[Your objective]
Only the lines from the start of the data to the line containing "var legendNames = ['Method", both included, should be output, exactly and without pictures.
**** Supplied information
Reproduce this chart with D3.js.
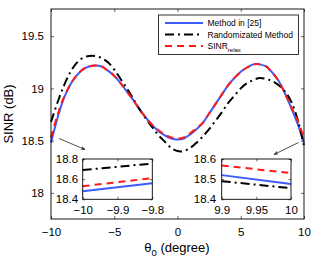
<!DOCTYPE html>
<html>
<head>
<meta charset="utf-8">
<script src="https://cdn.jsdelivr.net/npm/d3@7"></script>
<style>
  body { margin: 0; background: #fff; }
  svg { display: block; font-family: "Liberation Sans", Arial, sans-serif; }
</style>
</head>
<body>
<svg width="316" height="262"></svg>
<script>
// data
var theta = [-10, -9.5, -9, -8.5, -8, -7.5, -7, -6.5, -6, -5.5, -5, -4.5, -4, -3.5, -3, -2.5, -2, -1.5, -1, -0.5,
    0, 0.5, 1, 1.5, 2, 2.5, 3, 3.5, 4, 4.5, 5, 5.5, 6, 6.5, 7, 7.5, 8, 8.5, 9, 9.5, 10];
var methodVals = [18.48, 18.71, 18.90, 19.03, 19.12, 19.18, 19.21, 19.22, 19.21, 19.17, 19.12, 19.05, 18.97, 18.89, 18.80, 18.72, 18.65, 18.59, 18.55, 18.52,
    18.51, 18.52, 18.56, 18.61, 18.67, 18.76, 18.85, 18.94, 19.03, 19.10, 19.16, 19.20, 19.23, 19.23, 19.21, 19.15, 19.07, 18.95, 18.81, 18.66, 18.48];
var relaxVals = [18.53, 18.74, 18.91, 19.03, 19.12, 19.18, 19.21, 19.22, 19.21, 19.17, 19.12, 19.05, 18.97, 18.89, 18.80, 18.72, 18.65, 18.60, 18.56, 18.53,
    18.52, 18.53, 18.57, 18.62, 18.67, 18.76, 18.85, 18.94, 19.03, 19.10, 19.16, 19.20, 19.23, 19.23, 19.21, 19.15, 19.07, 18.95, 18.82, 18.69, 18.53];
var randomVals = [18.68, 18.86, 19.02, 19.15, 19.24, 19.29, 19.31, 19.31, 19.29, 19.25, 19.18, 19.09, 19.00, 18.90, 18.80, 18.71, 18.63, 18.55, 18.49, 18.43,
    18.40, 18.40, 18.43, 18.48, 18.54, 18.61, 18.69, 18.77, 18.86, 18.93, 19.00, 19.05, 19.08, 19.10, 19.09, 19.07, 19.03, 18.97, 18.87, 18.70, 18.45];

// zoomed insets
var leftTheta = [-10, -9.8];
var leftMethod = [18.48, 18.56];
var leftRelax = [18.53, 18.61];
var leftRandom = [18.69, 18.755];
var rightTheta = [9.9, 10];
var rightMethod = [18.52, 18.476];
var rightRelax = [18.568, 18.53];
var rightRandom = [18.49, 18.455];

var xTicks = [-10, -5, 0, 5, 10];
var yTicks = [18, 18.5, 19, 19.5];
var leftXTicks = [-10, -9.9, -9.8], leftYTicks = [18.4, 18.6, 18.8];
var rightXTicks = [9.9, 9.95, 10], rightYTicks = [18.4, 18.5, 18.6];
var legendNames = ['Method in [25]', 'Randomizated Method', 'SINR'];

var svg = d3.select('svg');
var fmt = function(d) { return String(d).replace('-', '\u2212'); };

var styles = [
    { color: '#3b5bff', dash: null },
    { color: '#000', dash: '9,4,2,4' },
    { color: '#ff1a1a', dash: '7,5' }
];

// draws one framed axes box with inward ticks on all sides
function drawPanel(opt) {
    var x = d3.scaleLinear().domain(opt.xDomain).range([opt.x0, opt.x1]);
    var y = d3.scaleLinear().domain(opt.yDomain).range([opt.y1, opt.y0]);
    var g = svg.append('g');
    if (opt.fill) {
        g.append('rect').attr('x', opt.x0).attr('y', opt.y0)
            .attr('width', opt.x1 - opt.x0).attr('height', opt.y1 - opt.y0)
            .attr('fill', '#fff');
    }
    var line = d3.line().x(function(d) { return x(d[0]); }).y(function(d) { return y(d[1]); })
        .curve(d3.curveCatmullRom);
    opt.series.forEach(function(s) {
        var pts = opt.xs.map(function(t, i) { return [t, s.vals[i]]; });
        g.append('path').datum(pts)
            .attr('d', line)
            .attr('fill', 'none')
            .attr('stroke', s.style.color)
            .attr('stroke-width', 2)
            .attr('stroke-dasharray', s.style.dash);
    });

    var tk = opt.tick;
    var bottom = g.append('g').attr('transform', 'translate(0,' + opt.y1 + ')')
        .call(d3.axisBottom(x).tickValues(opt.xTicks).tickFormat(fmt).tickSize(-tk).tickPadding(opt.xPad));
    var top = g.append('g').attr('transform', 'translate(0,' + opt.y0 + ')')
        .call(d3.axisTop(x).tickValues(opt.xTicks).tickFormat('').tickSize(-tk));
    var left = g.append('g').attr('transform', 'translate(' + opt.x0 + ',0)')
        .call(d3.axisLeft(y).tickValues(opt.yTicks).tickFormat(fmt).tickSize(-tk).tickPadding(opt.yPad));
    var right = g.append('g').attr('transform', 'translate(' + opt.x1 + ',0)')
        .call(d3.axisRight(y).tickValues(opt.yTicks).tickFormat('').tickSize(-tk));
    [bottom, top, left, right].forEach(function(a) {
        a.select('.domain').remove();
        a.selectAll('line').attr('stroke', '#000').attr('stroke-width', 0.6);
        a.selectAll('text').attr('font-size', '11.5px').attr('fill', '#000')
            .attr('font-family', '"Liberation Sans", Arial, sans-serif');
    });
    g.append('rect').attr('x', opt.x0).attr('y', opt.y0)
        .attr('width', opt.x1 - opt.x0).attr('height', opt.y1 - opt.y0)
        .attr('fill', 'none').attr('stroke', '#000').attr('stroke-width', 0.9);
    return g;
}

// main axes
drawPanel({
    x0: 51, x1: 304, y0: 9, y1: 219,
    xDomain: [-10, 10], yDomain: [17.75, 19.76],
    xTicks: xTicks, yTicks: yTicks, tick: 3, xPad: 9, yPad: 7,
    xs: theta,
    series: [
        { vals: methodVals, style: styles[0] },
        { vals: randomVals, style: styles[1] },
        { vals: relaxVals, style: styles[2] }
    ]
});

// axis labels
svg.append('text')
    .attr('transform', 'translate(13,114) rotate(-90)')
    .attr('text-anchor', 'middle')
    .attr('font-size', '13px')
    .text('SINR (dB)');
var xl = svg.append('text').attr('x', 177).attr('y', 252)
    .attr('text-anchor', 'middle').attr('font-size', '13px');
xl.append('tspan').text('\u03b8');
xl.append('tspan').attr('font-size', '9.5px').attr('dy', 4).text('0');
xl.append('tspan').attr('dy', -4).text(' (degree)');

// legend
var lg = svg.append('g');
lg.append('rect').attr('x', 158.5).attr('y', 15).attr('width', 140).attr('height', 39.5)
    .attr('fill', '#fff').attr('stroke', '#000').attr('stroke-width', 0.8);
var legRows = [
    { name: legendNames[0], style: styles[0], y: 23 },
    { name: legendNames[1], style: styles[1], y: 34.5 },
    { name: legendNames[2], style: styles[2], y: 46 }
];
legRows.forEach(function(r, i) {
    lg.append('line').attr('x1', 165).attr('x2', 203).attr('y1', r.y).attr('y2', r.y)
        .attr('stroke', r.style.color).attr('stroke-width', 2)
        .attr('stroke-dasharray', r.style.dash);
    var t = lg.append('text').attr('x', 207.5).attr('y', r.y + 3).attr('font-size', '8.5px');
    t.append('tspan').text(r.name);
    if (i === 2) {
        t.append('tspan').attr('font-size', '6px').attr('dy', 3).text('relax');
    }
});

// insets
drawPanel({
    x0: 82.7, x1: 152.3, y0: 159, y1: 199.3,
    xDomain: [-10, -9.8], yDomain: [18.4, 18.8],
    xTicks: leftXTicks, yTicks: leftYTicks, tick: 2.5, xPad: 6.5, yPad: 4.5, fill: true,
    xs: leftTheta,
    series: [
        { vals: leftMethod, style: styles[0] },
        { vals: leftRandom, style: styles[1] },
        { vals: leftRelax, style: styles[2] }
    ]
});
drawPanel({
    x0: 221.7, x1: 291, y0: 159, y1: 199.3,
    xDomain: [9.9, 10], yDomain: [18.4, 18.6],
    xTicks: rightXTicks, yTicks: rightYTicks, tick: 2.5, xPad: 6.5, yPad: 5.5, fill: true,
    xs: rightTheta,
    series: [
        { vals: rightMethod, style: styles[0] },
        { vals: rightRandom, style: styles[1] },
        { vals: rightRelax, style: styles[2] }
    ]
});

// arrows pointing at the zoomed spots
svg.append('defs').append('marker')
    .attr('id', 'ah').attr('viewBox', '0 0 10 10').attr('refX', 9).attr('refY', 5)
    .attr('markerWidth', 6).attr('markerHeight', 6).attr('orient', 'auto')
    .append('path').attr('d', 'M0,1 L10,5 L0,9 L3,5 Z').attr('fill', '#222');
svg.append('line').attr('x1', 59).attr('y1', 138.5).attr('x2', 85).attr('y2', 149.5)
    .attr('stroke', '#222').attr('stroke-width', 0.8).attr('marker-end', 'url(#ah)');
svg.append('line').attr('x1', 298.5).attr('y1', 142.5).attr('x2', 274).attr('y2', 154.5)
    .attr('stroke', '#222').attr('stroke-width', 0.8).attr('marker-end', 'url(#ah)');
</script>
</body>
</html>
********
[The answer]
Reproduce this chart with D3.js.
<!DOCTYPE html>
<html>
<head>
<meta charset="utf-8">
<script src="https://cdn.jsdelivr.net/npm/d3@7"></script>
<style>
  body { margin: 0; background: #fff; }
  svg { display: block; font-family: "Liberation Sans", Arial, sans-serif; }
</style>
</head>
<body>
<svg width="316" height="262"></svg>
<script>
// data
var theta = [-10, -9.5, -9, -8.5, -8, -7.5, -7, -6.5, -6, -5.5, -5, -4.5, -4, -3.5, -3, -2.5, -2, -1.5, -1, -0.5,
    0, 0.5, 1, 1.5, 2, 2.5, 3, 3.5, 4, 4.5, 5, 5.5, 6, 6.5, 7, 7.5, 8, 8.5, 9, 9.5, 10];
var methodVals = [18.48, 18.71, 18.90, 19.03, 19.12, 19.18, 19.21, 19.22, 19.21, 19.17, 19.12, 19.05, 18.97, 18.89, 18.80, 18.72, 18.65, 18.59, 18.55, 18.52,
    18.51, 18.52, 18.56, 18.61, 18.67, 18.76, 18.85, 18.94, 19.03, 19.10, 19.16, 19.20, 19.23, 19.23, 19.21, 19.15, 19.07, 18.95, 18.81, 18.66, 18.48];
var relaxVals = [18.53, 18.74, 18.91, 19.03, 19.12, 19.18, 19.21, 19.22, 19.21, 19.17, 19.12, 19.05, 18.97, 18.89, 18.80, 18.72, 18.65, 18.60, 18.56, 18.53,
    18.52, 18.53, 18.57, 18.62, 18.67, 18.76, 18.85, 18.94, 19.03, 19.10, 19.16, 19.20, 19.23, 19.23, 19.21, 19.15, 19.07, 18.95, 18.82, 18.69, 18.53];
var randomVals = [18.68, 18.86, 19.02, 19.15, 19.24, 19.29, 19.31, 19.31, 19.29, 19.25, 19.18, 19.09, 19.00, 18.90, 18.80, 18.71, 18.63, 18.55, 18.49, 18.43,
    18.40, 18.40, 18.43, 18.48, 18.54, 18.61, 18.69, 18.77, 18.86, 18.93, 19.00, 19.05, 19.08, 19.10, 19.09, 19.07, 19.03, 18.97, 18.87, 18.70, 18.45];

// zoomed insets
var leftTheta = [-10, -9.8];
var leftMethod = [18.48, 18.56];
var leftRelax = [18.53, 18.61];
var leftRandom = [18.69, 18.755];
var rightTheta = [9.9, 10];
var rightMethod = [18.52, 18.476];
var rightRelax = [18.568, 18.53];
var rightRandom = [18.49, 18.455];

var xTicks = [-10, -5, 0, 5, 10];
var yTicks = [18, 18.5, 19, 19.5];
var leftXTicks = [-10, -9.9, -9.8], leftYTicks = [18.4, 18.6, 18.8];
var rightXTicks = [9.9, 9.95, 10], rightYTicks = [18.4, 18.5, 18.6];
var legendNames = ['Method in [25]', 'Randomizated Method', 'SINR'];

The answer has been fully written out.